Notes from a talk given at UCI by Dustin Browder on April 18 2012, titled "The Game Design of STARCRAFT II: Designing an E-Sport". You can also see the GDC 2011 video.
For a game to be an e-sport, it needs to be watchable, simple, and clear. It should show player skills, and there should be uncertainty about the outcome. The audience should try to guess the players' next moves.

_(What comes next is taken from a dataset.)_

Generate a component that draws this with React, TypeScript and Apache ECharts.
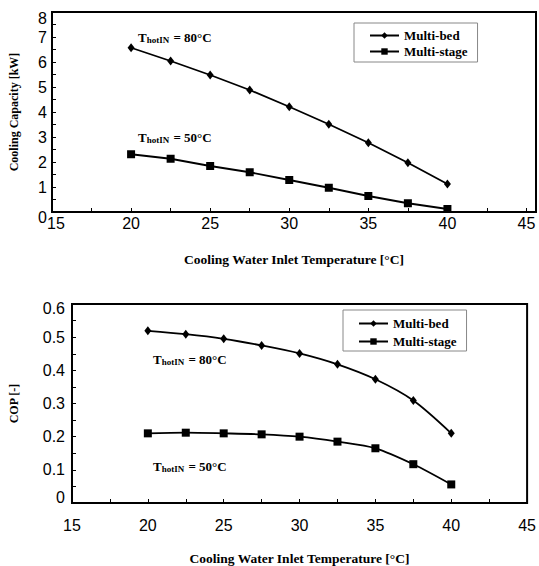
import React, { useEffect, useRef } from "react";
import * as echarts from "echarts";

const temps = [20, 22.5, 25, 27.5, 30, 32.5, 35, 37.5, 40];
const capacityMultiBed = [6.57, 6.04, 5.48, 4.88, 4.21, 3.51, 2.77, 1.97, 1.12];
const capacityMultiStage = [2.31, 2.13, 1.84, 1.59, 1.28, 0.97, 0.64, 0.35, 0.12];
const copMultiBed = [0.519, 0.509, 0.495, 0.475, 0.451, 0.418, 0.373, 0.309, 0.21];
const copMultiStage = [0.21, 0.212, 0.21, 0.207, 0.2, 0.185, 0.165, 0.117, 0.056];
const seriesNames = ["Multi-bed", "Multi-stage"];
const xTitle = "Cooling Water Inlet Temperature [°C]";
const yTitles = ["Cooling Capacity [kW]", "COP [-]"];

const SANS = "'Liberation Sans', Arial, sans-serif";
const SERIF = "'Liberation Serif', 'Times New Roman', serif";

const zip = (xs: number[], ys: number[]) => xs.map((x, i) => [x, ys[i]]);

const lbl = { fontFamily: SANS, fontSize: 16, color: "#000" };
const labelRich = {
  r: { ...lbl, padding: [0, 0, 0, 8] },
  d5: { ...lbl, padding: [10, 0, 0, 0] },
  d6: { ...lbl, padding: [12, 0, 0, 0] },
  d4: { ...lbl, padding: [8, 0, 0, 0] },
  u6: { ...lbl, padding: [0, 0, 12, 0] },
};

export default function App() {
  const ref = useRef<HTMLDivElement>(null);
  useEffect(() => {
    if (!ref.current) return;
    const chart = echarts.init(ref.current, null, { renderer: "svg" });

    const xAxisBase = (max: number, margin: number, nameGap: number, gridIndex: number, shiftFirst: boolean) => ({
      type: "value",
      gridIndex,
      min: 15,
      max,
      interval: 5,
      name: xTitle,
      nameLocation: "middle",
      nameGap,
      nameTextStyle: { fontFamily: SERIF, fontWeight: "bold", fontSize: 13.5, color: "#000" },
      axisLine: { show: true, lineStyle: { color: "#000", width: 2 } },
      axisTick: { show: true, inside: true, length: 4, lineStyle: { color: "#000", width: 1 } },
      minorTick: { show: true, splitNumber: 2, length: 4, lineStyle: { color: "#000", width: 1 } },
      splitLine: { show: false },
      axisLabel: {
        ...lbl,
        margin,
        rich: labelRich,
        formatter: (v: number) => {
          if (Math.abs(v % 5) > 1e-6) return "";
          if (shiftFirst && v === 15) return "{r|15}";
          return String(v);
        },
      },
    });

    const yAxisBase = (max: number, interval: number, name: string, nameGap: number, margin: number, gridIndex: number, fmt: (v: number) => string) => ({
      type: "value",
      gridIndex,
      min: 0,
      max,
      interval,
      name,
      nameLocation: "middle",
      nameGap,
      nameTextStyle: { fontFamily: SERIF, fontWeight: "bold", fontSize: 12, color: "#000" },
      axisLine: { show: true, lineStyle: { color: "#000", width: 2 } },
      axisTick: { show: true, inside: true, length: 4, lineStyle: { color: "#000", width: 1 } },
      minorTick: { show: true, splitNumber: 2, length: 4, lineStyle: { color: "#000", width: 1 } },
      splitLine: { show: false },
      axisLabel: { ...lbl, margin, rich: labelRich, formatter: fmt },
    });

    const lineSeries = (name: string, data: number[], idx: number, symbol: string, symbolSize: any, smooth: any) => ({
      type: "line",
      name,
      xAxisIndex: idx,
      yAxisIndex: idx,
      data: zip(temps, data),
      symbol,
      symbolSize,
      smooth,
      showSymbol: true,
      lineStyle: { color: "#000", width: 1.8 },
      itemStyle: { color: "#000" },
      emphasis: { disabled: true },
    });

    const legendBase = (left: number, top: number, padding: number[], itemGap: number) => ({
      show: true,
      orient: "vertical",
      left,
      top,
      padding,
      itemGap,
      itemWidth: 29,
      itemHeight: 8,
      borderColor: "#888",
      borderWidth: 1,
      backgroundColor: "#fff",
      data: seriesNames,
      textStyle: { fontFamily: SERIF, fontWeight: "bold", fontSize: 13, color: "#000" },
      selectedMode: false,
    });

    const rich = {
      a: { fontFamily: SERIF, fontWeight: "bold", fontSize: 13, fill: "#000", color: "#000" },
      b: { fontFamily: SERIF, fontWeight: "bold", fontSize: 9, fill: "#000", color: "#000", padding: [6, 1, 0, 0] },
    };
    const ann = (x: number, y: number, t: string) => ({
      type: "text",
      x,
      y,
      silent: true,
      style: {
        text: `{a|T}{b|hotIN}{a| = ${t}°C}`,
        rich,
        fill: "#000",
        align: "left",
        verticalAlign: "middle",
      },
    });

    chart.setOption({
      animation: false,
      backgroundColor: "#fff",
      grid: [
        { left: 47, top: 12, width: 489, height: 200, show: true, borderColor: "#000", borderWidth: 2, backgroundColor: "transparent" },
        { left: 67, top: 304, width: 463, height: 205, show: true, borderColor: "#000", borderWidth: 2, backgroundColor: "transparent" },
      ],
      xAxis: [xAxisBase(45.6, 3, 40, 0, true), xAxisBase(45, 14, 48, 1, false)],
      yAxis: [
        yAxisBase(8, 1, yTitles[0], 32, 5, 0, (v: number) => (v === 0 ? "{d5|0}" : v === 8 ? "{d6|8}" : String(v))),
        yAxisBase(0.6, 0.1, yTitles[1], 52, 7, 1, (v: number) => (v === 0 ? "{u6|0}" : Math.abs(v - 0.6) < 1e-6 ? "{d4|0.6}" : v.toFixed(1))),
      ],
      legend: [legendBase(354, 23, [6, 10, 4, 15], 3), legendBase(343, 310, [7, 10, 3, 15], 5)],
      series: [
        lineSeries(seriesNames[0], capacityMultiBed, 0, "diamond", [7, 9], false),
        lineSeries(seriesNames[1], capacityMultiStage, 0, "rect", 8, false),
        lineSeries(seriesNames[0], copMultiBed, 1, "diamond", [7, 9], 0.3),
        lineSeries(seriesNames[1], copMultiStage, 1, "rect", 8, 0.3),
      ],
      graphic: [ann(138, 37, "80"), ann(138, 137, "50"), ann(153, 359, "80"), ann(153, 466, "50")],
    });

    return () => chart.dispose();
  }, []);

  return <div ref={ref} style={{ position: "fixed", left: 0, top: 0, width: 539, height: 566 }} />;
}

An e-sport needs few units, so that people don't have to know so much about the game. Plus, with too many units, the expert players figure out which unit is the best for a particular situation. With few units, each unit has more varied types of gameplay; for instance, the Collosus has a strong attack and walks slowly, so it is best used with other units in front of it. However, it also climbs cliffs, so it could be used for taking a base from behind. Similarly, the Force Field spell can be used to protect, split armies, or channel enemies into choke points.
Micro-management is important: that's the R of RTS.
The unit size is important: if Ultralisks or effects were larger than buildings, they would hide zerg rushes, and also make the whole game less clear.
There are standard openings, but there's no standard "5-min building phase" happening in every Starcraft 2 game.
In a "big-army game", units die often, so they can't have a name. Unlike in Warcraft, there's very few heroes. There's also less story.